[START OF Available data]

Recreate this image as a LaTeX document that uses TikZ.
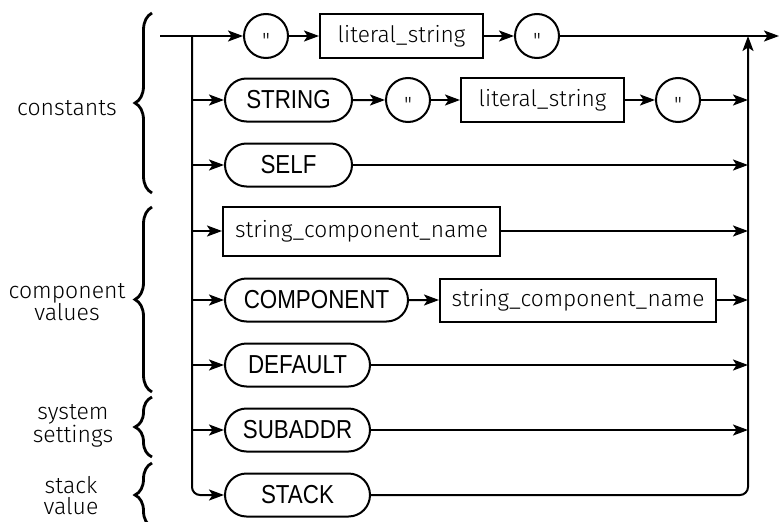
\documentclass[tikz,border=0pt]{standalone}
\usepackage{fontspec}
\setmainfont{Liberation Sans}
\newfontfamily\kwfont[FakeStretch=0.86]{Liberation Sans}
\newfontfamily\thinfont{Fira Sans Light}
\usetikzlibrary{arrows.meta,decorations.pathreplacing,shapes.misc}
\newcommand{\qmark}{\smash{\raisebox{-12.6pt}{\thinfont\fontsize{22}{22}\selectfont"}}}
\begin{document}
\begin{tikzpicture}[x=1pt,y=1pt,
  ln/.style={line width=2pt},
  arr/.style={line width=2pt,-{Stealth[length=15pt,width=11pt,inset=3.5pt]}},
  kw/.style={draw,line width=2pt,rounded rectangle,minimum height=43pt,inner sep=0pt,font=\kwfont\fontsize{26}{26}\selectfont},
  lit/.style={draw,line width=2pt,rectangle,minimum height=44pt,inner sep=0pt,font=\thinfont\fontsize{22.7}{22.7}\selectfont},
  quo/.style={draw,line width=2pt,circle,minimum size=44pt,inner sep=0pt},
  lbl/.style={align=center,font=\thinfont\fontsize{23}{21}\selectfont},
  brc/.style={line width=2.8pt,decorate,decoration={brace,amplitude=17pt}}
]
\useasboundingbox (0,0) rectangle (779,-522);
\clip (0,0) rectangle (779,-522);

% coordinates of the buses
\coordinate (IN) at (160,-36);
\coordinate (OUT) at (779,-36);
\foreach \n/\y in {1/36,2/100,3/165,4/231,5/300,6/365,7/430,8/495}{
  \coordinate (L\n) at (192,-\y);
  \coordinate (R\n) at (748,-\y);
}

% row 1
\node[quo] (q1) at (266,-36) {\qmark};
\node[lit,minimum width=163pt] (ls1) at (401.5,-36) {literal\_string};
\node[quo] (q2) at (537,-36) {\qmark};
% row 2
\node[kw,minimum width=127pt] (string) at (288.5,-100) {STRING};
\node[quo] (q3) at (408,-100) {\qmark};
\node[lit,minimum width=163pt] (ls2) at (542.5,-100) {literal\_string};
\node[quo] (q4) at (678,-100) {\qmark};
% row 3
\node[kw,minimum width=127pt] (self) at (288.5,-165) {SELF};
% row 4
\node[lit,minimum width=277pt,minimum height=49pt] (scn1) at (361.5,-231) {string\_component\_name};
% row 5
\node[kw,minimum width=183pt] (comp) at (316.5,-300) {COMPONENT};
\node[lit,minimum width=276pt,minimum height=43pt] (scn2) at (578,-300) {string\_component\_name};
% rows 6-8
\node[kw,minimum width=145pt] (default) at (297.5,-365) {DEFAULT};
\node[kw,minimum width=145pt] (subaddr) at (297.5,-430) {SUBADDR};
\node[kw,minimum width=145pt] (stack) at (297.5,-495) {STACK};

% connectors
\draw[arr] (IN) -- (q1);
\draw[arr] (q1) -- (ls1);
\draw[arr] (ls1) -- (q2);
\draw[arr] (q2) -- (OUT);
\draw[arr,rounded corners=8pt] (L1) |- (stack.west);
\draw[arr,rounded corners=8pt] (stack.east) -| (R1);

\draw[arr] (L2) -- (string.west);
\draw[arr] (string) -- (q3);
\draw[arr] (q3) -- (ls2);
\draw[arr] (ls2) -- (q4);
\draw[arr] (q4) -- (R2);

\draw[arr] (L3) -- (self.west);
\draw[arr] (self.east) -- (R3);

\draw[arr] (L4) -- (scn1.west);
\draw[arr] (scn1.east) -- (R4);

\draw[arr] (L5) -- (comp.west);
\draw[arr] (comp) -- (scn2);
\draw[arr] (scn2.east) -- (R5);

\draw[arr] (L6) -- (default.west);
\draw[arr] (default.east) -- (R6);

\draw[arr] (L7) -- (subaddr.west);
\draw[arr] (subaddr.east) -- (R7);

% braces and labels
\draw[brc] (152,-193) -- (152,-13);
\draw[brc] (152,-392) -- (152,-207);
\draw[brc] (152,-457) -- (152,-397);
\draw[brc] (152,-527) -- (152,-463);
\node[lbl] (tconst) at (67,-108) {constants};
\node[lbl] (tcomp) at (67,-302) {component\\values};
\node[lbl] (tsys) at (73,-426) {system\\settings};
\node[lbl] (tstack) at (71,-496) {stack\\value};
\end{tikzpicture}
\end{document}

[END OF Available data]

Take the lines from the start of the material to the line with "width=145pt] (stack) at", both included, and transcribe them exactly without the pictures.

Recreate this image as a LaTeX document that uses TikZ.
\documentclass[tikz,border=0pt]{standalone}
\usepackage{fontspec}
\setmainfont{Liberation Sans}
\newfontfamily\kwfont[FakeStretch=0.86]{Liberation Sans}
\newfontfamily\thinfont{Fira Sans Light}
\usetikzlibrary{arrows.meta,decorations.pathreplacing,shapes.misc}
\newcommand{\qmark}{\smash{\raisebox{-12.6pt}{\thinfont\fontsize{22}{22}\selectfont"}}}
\begin{document}
\begin{tikzpicture}[x=1pt,y=1pt,
  ln/.style={line width=2pt},
  arr/.style={line width=2pt,-{Stealth[length=15pt,width=11pt,inset=3.5pt]}},
  kw/.style={draw,line width=2pt,rounded rectangle,minimum height=43pt,inner sep=0pt,font=\kwfont\fontsize{26}{26}\selectfont},
  lit/.style={draw,line width=2pt,rectangle,minimum height=44pt,inner sep=0pt,font=\thinfont\fontsize{22.7}{22.7}\selectfont},
  quo/.style={draw,line width=2pt,circle,minimum size=44pt,inner sep=0pt},
  lbl/.style={align=center,font=\thinfont\fontsize{23}{21}\selectfont},
  brc/.style={line width=2.8pt,decorate,decoration={brace,amplitude=17pt}}
]
\useasboundingbox (0,0) rectangle (779,-522);
\clip (0,0) rectangle (779,-522);

% coordinates of the buses
\coordinate (IN) at (160,-36);
\coordinate (OUT) at (779,-36);
\foreach \n/\y in {1/36,2/100,3/165,4/231,5/300,6/365,7/430,8/495}{
  \coordinate (L\n) at (192,-\y);
  \coordinate (R\n) at (748,-\y);
}

% row 1
\node[quo] (q1) at (266,-36) {\qmark};
\node[lit,minimum width=163pt] (ls1) at (401.5,-36) {literal\_string};
\node[quo] (q2) at (537,-36) {\qmark};
% row 2
\node[kw,minimum width=127pt] (string) at (288.5,-100) {STRING};
\node[quo] (q3) at (408,-100) {\qmark};
\node[lit,minimum width=163pt] (ls2) at (542.5,-100) {literal\_string};
\node[quo] (q4) at (678,-100) {\qmark};
% row 3
\node[kw,minimum width=127pt] (self) at (288.5,-165) {SELF};
% row 4
\node[lit,minimum width=277pt,minimum height=49pt] (scn1) at (361.5,-231) {string\_component\_name};
% row 5
\node[kw,minimum width=183pt] (comp) at (316.5,-300) {COMPONENT};
\node[lit,minimum width=276pt,minimum height=43pt] (scn2) at (578,-300) {string\_component\_name};
% rows 6-8
\node[kw,minimum width=145pt] (default) at (297.5,-365) {DEFAULT};
\node[kw,minimum width=145pt] (subaddr) at (297.5,-430) {SUBADDR};
\node[kw,minimum width=145pt] (stack) at (297.5,-495) {STACK};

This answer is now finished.